Controllable Generative Video Compression
This work addresses the challenge of balancing perception and fidelity in video compression, offering a solution for applications requiring high-quality video reproduction, though it is incremental in advancing generative compression techniques.
The paper tackles the trade-off between perceptual realism and signal fidelity in generative video compression by proposing a controllable paradigm that uses keyframes and dense per-frame priors to guide non-keyframe generation, achieving improvements in both fidelity and perceptual quality over previous methods.

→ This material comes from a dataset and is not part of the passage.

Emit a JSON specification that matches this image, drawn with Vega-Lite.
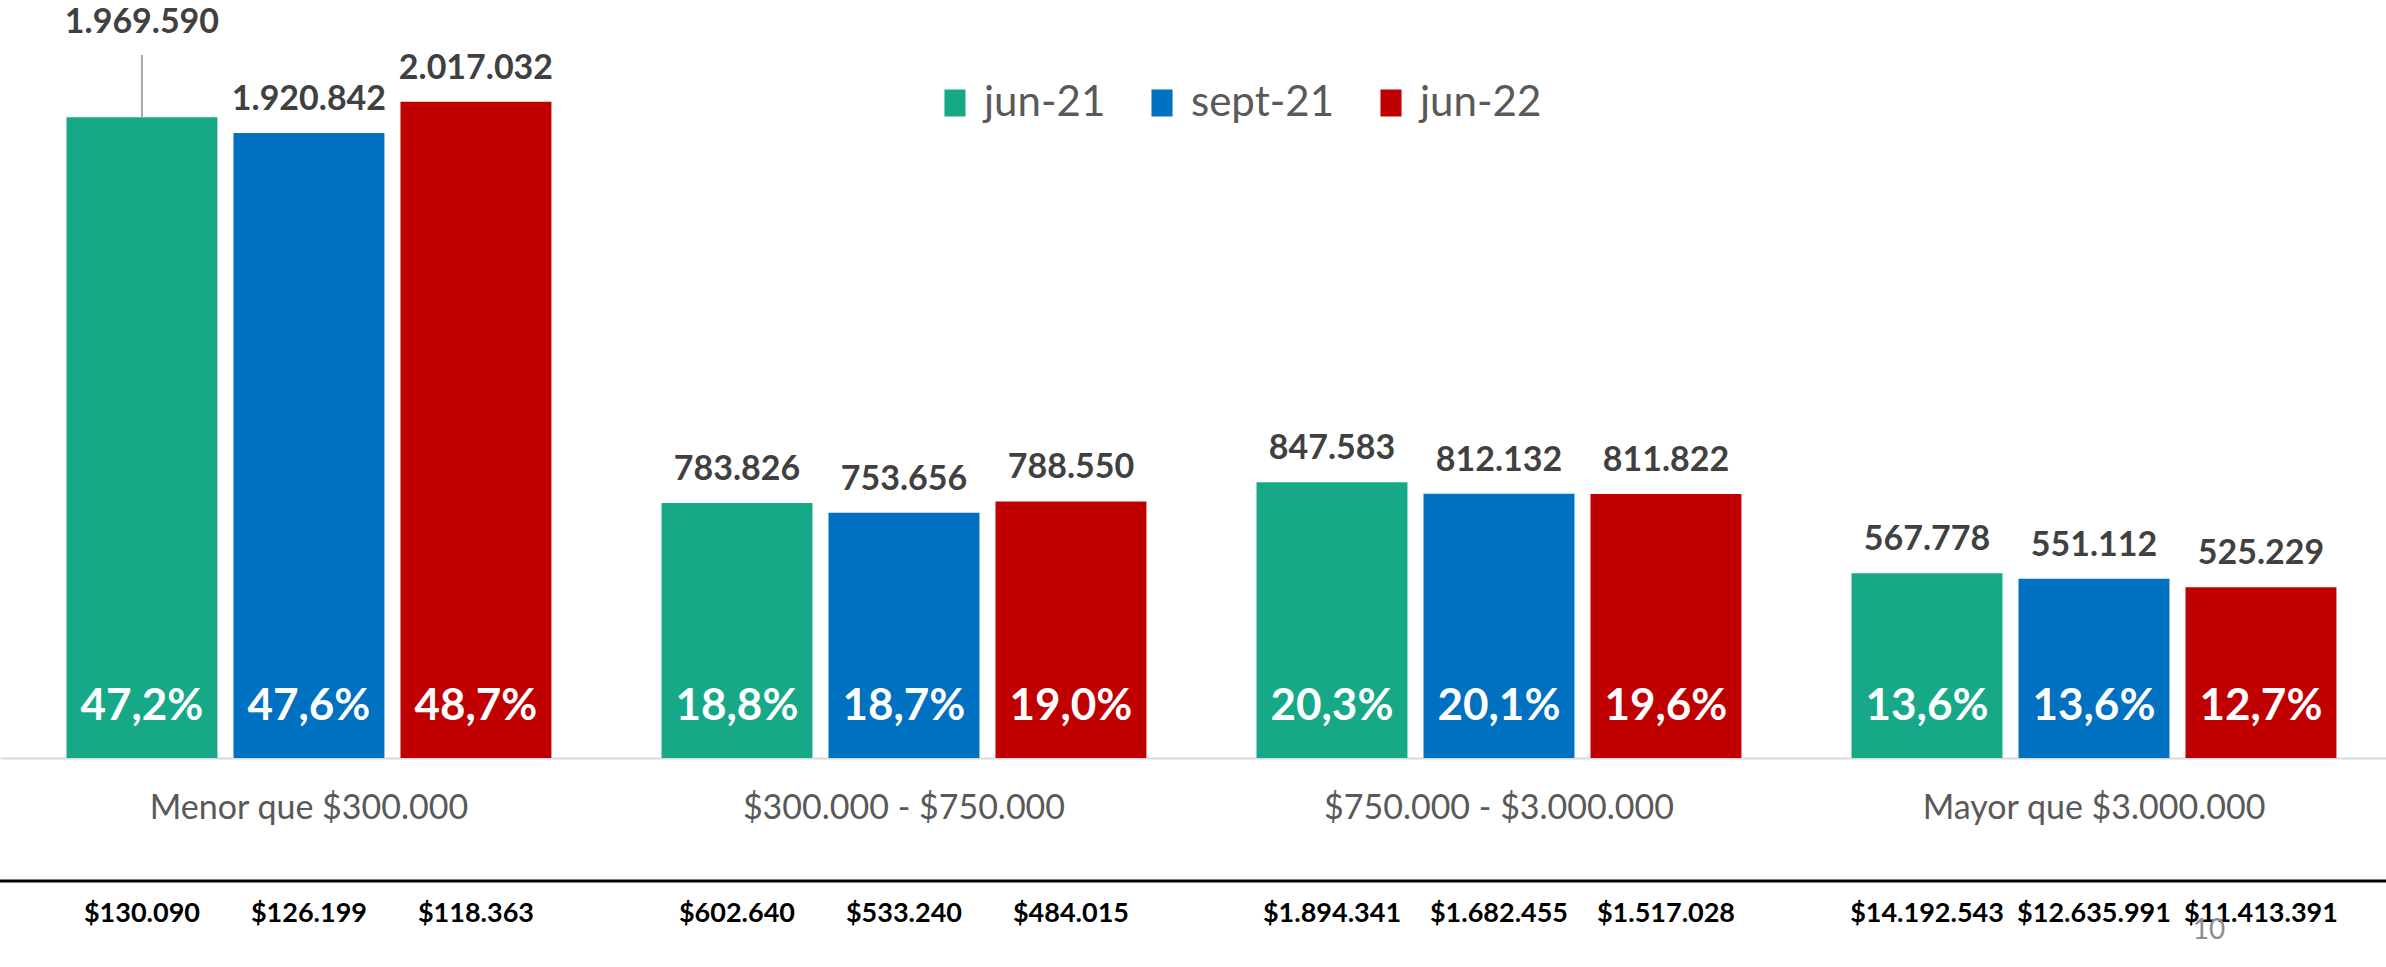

Perceptual video compression adopts generative video modeling to improve perceptual realism but frequently sacrifices signal fidelity, diverging from the goal of video compression to faithfully reproduce visual signal. To alleviate the dilemma between perception and fidelity, in this paper we propose Controllable Generative Video Compression (CGVC) paradigm to faithfully generate details guided by multiple visual conditions. Under the paradigm, representative keyframes of the scene are coded and used to provide structural priors for non-keyframe generation. Dense per-frame control prior is additionally coded to better preserve finer structure and semantics of each non-keyframe. Guided by these priors, non-keyframes are reconstructed by controllable video generation model with temporal and content consistency. Furthermore, to accurately recover color information of the video, we develop a color-distance-guided keyframe selection algorithm to adaptively choose keyframes. Experimental results show CGVC outperforms previous perceptual video compression method in terms of both signal fidelity and perceptual quality.